Diving, swimming, synchronized swimming, water polo... all of these sports have a lot of things in common. For starters, they are all Olympic sports. For these athletes putting in the intense hours of training in the water means subjecting their hair to a lot of chlorine damage. However you don't have to be an Olympian for chlorine to take its toll on your tresses. Even limited exposure to chlorine will damage your hair so here's some tips to follow to help keep your hair shiny and new.
Chlorine is used in most public pools as a disinfectant however it is no secret that it can hurt your hair. "Chlorine has a damaging effect on the hair by invading the hair and stripping the color and nutrients," explains Karen Smidt, President of SBR Sports, which makes the popular TRISWIM hair and skin products.

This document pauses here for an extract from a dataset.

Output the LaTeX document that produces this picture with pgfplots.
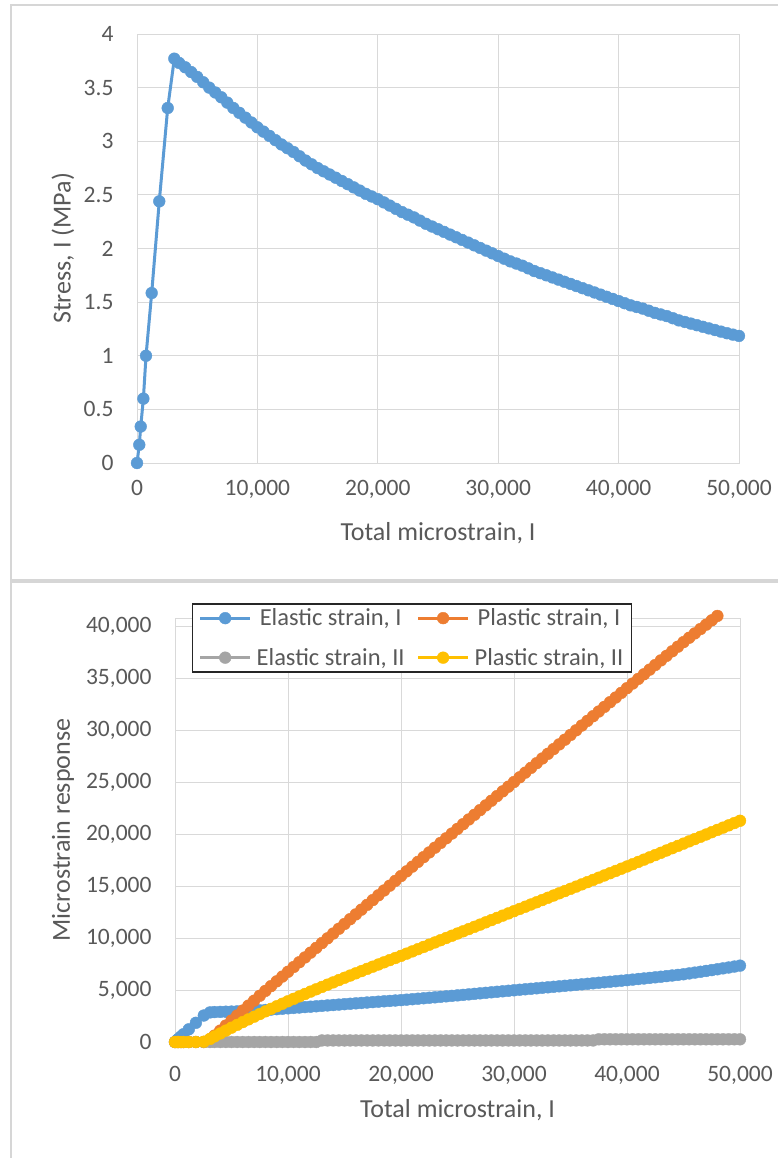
\documentclass[border=0pt]{standalone}
\usepackage{fontspec}
\setmainfont{Carlito}
\usepackage{pgfplots}
\usepackage{pgfplotstable}
\pgfplotsset{compat=1.18}

\definecolor{sblue}{HTML}{5B9BD5}
\definecolor{sorange}{HTML}{ED7D31}
\definecolor{sgray}{HTML}{A5A5A5}
\definecolor{syellow}{HTML}{FFC000}
\definecolor{gridc}{HTML}{D9D9D9}
\definecolor{txt}{HTML}{595959}
\definecolor{framec}{HTML}{D6D6D6}

% x: total microstrain I; s: stress I (MPa); e1/p1: elastic/plastic strain I;
% e2/p2: elastic/plastic strain II
\pgfplotstableread{
x s e1 p1 e2 p2
0 0 0 0 0 0
190 0.17 190 0 0 0
310 0.34 310 0 0 0
530 0.60 530 0 0 0
750 1.00 750 0 0 0
1220 1.585 1220 0 0 0
1850 2.44 1850 0 0 0
2550 3.31 2550 0 0 30
3100 3.77 2850 250 0 300
3500 3.73 2880 620 0 540
4000 3.69 2900 1100 0 820
4500 3.645 2915 1585 0 1100
5000 3.60 2930 2070 0 1380
5500 3.55 2950 2550 0 1650
6000 3.50 2970 3030 0 1920
6500 3.455 2995 3505 0 2180
7000 3.41 3020 3980 0 2440
7500 3.36 3050 4450 0 2695
8000 3.31 3080 4920 0 2950
8500 3.265 3120 5380 0 3195
9000 3.22 3160 5840 0 3440
9500 3.175 3200 6300 0 3680
10000 3.13 3240 6760 0 3920
10500 3.09 3280 7220 0 4155
11000 3.05 3320 7680 0 4390
11500 3.01 3360 8140 0 4620
12000 2.97 3400 8600 0 4850
12500 2.935 3440 9060 0 5075
13000 2.90 3480 9520 150 5300
13500 2.86 3520 9980 150 5520
14000 2.82 3560 10440 150 5740
14500 2.785 3600 10900 150 5960
15000 2.75 3640 11360 150 6180
15500 2.72 3680 11820 150 6395
16000 2.69 3720 12280 150 6610
16500 2.66 3760 12740 150 6825
17000 2.63 3800 13200 150 7040
17500 2.60 3840 13660 150 7250
18000 2.57 3880 14120 150 7460
18500 2.54 3918 14582 150 7670
19000 2.51 3955 15045 150 7880
19500 2.485 3993 15507 150 8085
20000 2.46 4030 15970 150 8290
20500 2.43 4075 16425 150 8505
21000 2.40 4120 16880 150 8720
21500 2.37 4165 17335 150 8935
22000 2.34 4210 17790 150 9150
22500 2.315 4255 18245 150 9365
23000 2.29 4300 18700 150 9580
23500 2.26 4348 19152 150 9795
24000 2.23 4395 19605 150 10010
24500 2.205 4443 20057 150 10225
25000 2.18 4490 20510 150 10440
25500 2.155 4538 20962 150 10655
26000 2.13 4585 21415 150 10870
26500 2.105 4635 21865 150 11085
27000 2.08 4685 22315 150 11300
27500 2.055 4735 22765 150 11515
28000 2.03 4785 23215 150 11730
28500 2.005 4833 23667 150 11945
29000 1.98 4880 24120 150 12160
29500 1.955 4930 24570 150 12375
30000 1.93 4980 25020 150 12590
30500 1.905 5028 25472 150 12805
31000 1.88 5075 25925 150 13020
31500 1.86 5123 26377 150 13235
32000 1.84 5170 26830 150 13450
32500 1.815 5218 27282 150 13665
33000 1.79 5265 27735 150 13880
33500 1.77 5313 28187 150 14095
34000 1.75 5360 28640 150 14310
34500 1.73 5408 29092 150 14525
35000 1.71 5455 29545 150 14740
35500 1.69 5503 29997 150 14955
36000 1.67 5550 30450 150 15170
36500 1.65 5600 30900 150 15385
37000 1.63 5650 31350 150 15600
37500 1.61 5700 31800 260 15815
38000 1.59 5750 32250 260 16030
38500 1.57 5800 32700 260 16245
39000 1.55 5850 33150 260 16460
39500 1.53 5900 33600 260 16675
40000 1.51 5950 34050 260 16890
40500 1.49 6005 34495 260 17110
41000 1.47 6060 34940 260 17330
41500 1.455 6115 35385 260 17550
42000 1.44 6170 35830 260 17770
42500 1.42 6225 36275 260 17990
43000 1.40 6280 36720 260 18210
43500 1.385 6340 37160 260 18430
44000 1.37 6400 37600 260 18650
44500 1.35 6460 38040 260 18870
45000 1.33 6520 38480 260 19090
45500 1.315 6600 38900 260 19310
46000 1.30 6680 39320 260 19530
46500 1.285 6760 39740 260 19750
47000 1.27 6840 40160 260 19970
47500 1.255 6920 40580 260 20190
48000 1.24 7000 41000 260 20410
48500 1.225 7085 nan 260 20630
49000 1.21 7170 nan 260 20850
49500 1.197 7260 nan 260 21070
50000 1.185 7350 nan 260 21290
}\strain

\tikzset{labelfont/.style={font=\fontsize{26bp}{31bp}\selectfont, text=txt}}

\pgfplotsset{
  excel/.style={
    scale only axis,
    clip=false,
    xmin=0, xmax=50000,
    xtick={0,10000,20000,30000,40000,50000},
    scaled x ticks=false, scaled y ticks=false,
    grid=major,
    grid style={gridc, line width=1bp},
    axis line style={gridc, line width=1bp},
    major tick length=0pt,
    tick label style={font=\fontsize{23.5bp}{28bp}\selectfont, text=txt},
    /pgf/number format/assume math mode=true,
    /pgf/number format/1000 sep={,},
    yticklabel style={xshift=-20bp},
  },
  mk/.style={color=#1, line width=3bp, mark=*, mark size=5.9bp,
    mark options={fill=#1, draw=#1, line width=0.4bp, solid}},
}

\begin{document}
\begin{tikzpicture}
\useasboundingbox (0,0) rectangle (778bp,-1158bp);
\fill[white] (0,0) rectangle (778bp,-1158bp);
% chart frames
\draw[framec, line width=2bp] (11bp,-1158bp) -- (11bp,-5bp) -- (778bp,-5bp);
\draw[framec, line width=3.5bp] (11bp,-581bp) -- (778bp,-581bp);

% stress-strain response
\begin{axis}[excel,
  at={(137bp,-463bp)}, anchor=south west,
  width=602bp, height=429bp,
  ymin=0, ymax=4,
  ytick={0,0.5,1,1.5,2,2.5,3,3.5,4},
  xticklabel style={yshift=-14bp},
  xlabel={Total microstrain, I},
  ylabel={Stress, I (MPa)},
  every axis x label/.style={at={(axis description cs:0.5,-0.163)}, anchor=center, labelfont},
  every axis y label/.style={at={(axis description cs:-0.123,0.5)}, anchor=center, rotate=90, labelfont},
]
\addplot[mk=sblue] table[x=x, y=s] {\strain};
\end{axis}

% strain components
\begin{axis}[excel,
  at={(175bp,-1042bp)}, anchor=south west,
  width=565bp, height=424bp,
  ymin=0, ymax=40800,
  ytick={0,5000,10000,15000,20000,25000,30000,35000,40000},
  xticklabel style={yshift=-21bp},
  xlabel={Total microstrain, I},
  ylabel={Microstrain response},
  every axis x label/.style={at={(axis description cs:0.5,-0.160)}, anchor=center, labelfont},
  every axis y label/.style={at={(axis description cs:-0.198,0.5)}, anchor=center, rotate=90, labelfont},
  legend columns=2,
  legend image code/.code={\draw[mark repeat=2, mark phase=2]
    plot coordinates {(0bp,0bp) (25bp,0bp) (50bp,0bp)};},
  legend style={at={(axis description cs:0.030,1.035)}, anchor=north west,
    draw=black!85, line width=1.5bp, fill=white,
    font=\fontsize{24.5bp}{29bp}\selectfont, text=txt,
    inner xsep=6bp, inner ysep=3bp, row sep=17bp,
    /tikz/every odd column/.append style={column sep=3bp},
    /tikz/every even column/.append style={column sep=10bp}},
]
\addplot[mk=sblue] table[x=x, y=e1] {\strain};
\addlegendentry{Elastic strain, I}
\addplot[mk=sorange] table[x=x, y=p1] {\strain};
\addlegendentry{Plastic strain, I}
\addplot[mk=sgray] table[x=x, y=e2] {\strain};
\addlegendentry{Elastic strain, II}
\addplot[mk=syellow] table[x=x, y=p2] {\strain};
\addlegendentry{Plastic strain, II}
\end{axis}
\end{tikzpicture}
\end{document}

Furthermore that unsightly green tint is no myth. According to Smidt, copper added to the chlorine to kill pool algae can cause the color change. While the green obviously shows up more prominently in blonde hair, it can be noticeable even in dark hair in the right light.
Helping your locks in the chlorine battle can start before you even hit the pool. Before you hit the deck, rinse your hair in the shower so that it becomes saturated with non-chlorinated water.
Then once you are done at the pool, shower right away and don't let the chlorine sit. Unfortunately regular shampoos are inadequate to remove the chlorine bound to your locks. To insure clean hair, you need to look for shampoos specifically formulated to strip chlorine. These products are not typically available in drugstores. You may be able to find a good selection at sports stores, however checking with your hairstylist at Attitudes Hair Salon is probably your best bet.
Because the chlorine exposure can leave your hair dry, make sure you follow up your shampooing with an extremely hydrating conditioner. If your hair is still in distress, consider a deep conditioning treatment at a salon. They're pricey but very effective.
Of course prevention is really the best cure. If you're just swimming laps and aren't trying to impress some looker in the next lane, consider wearing a swim cap. Yes, they look silly, but sometimes form has to follow function.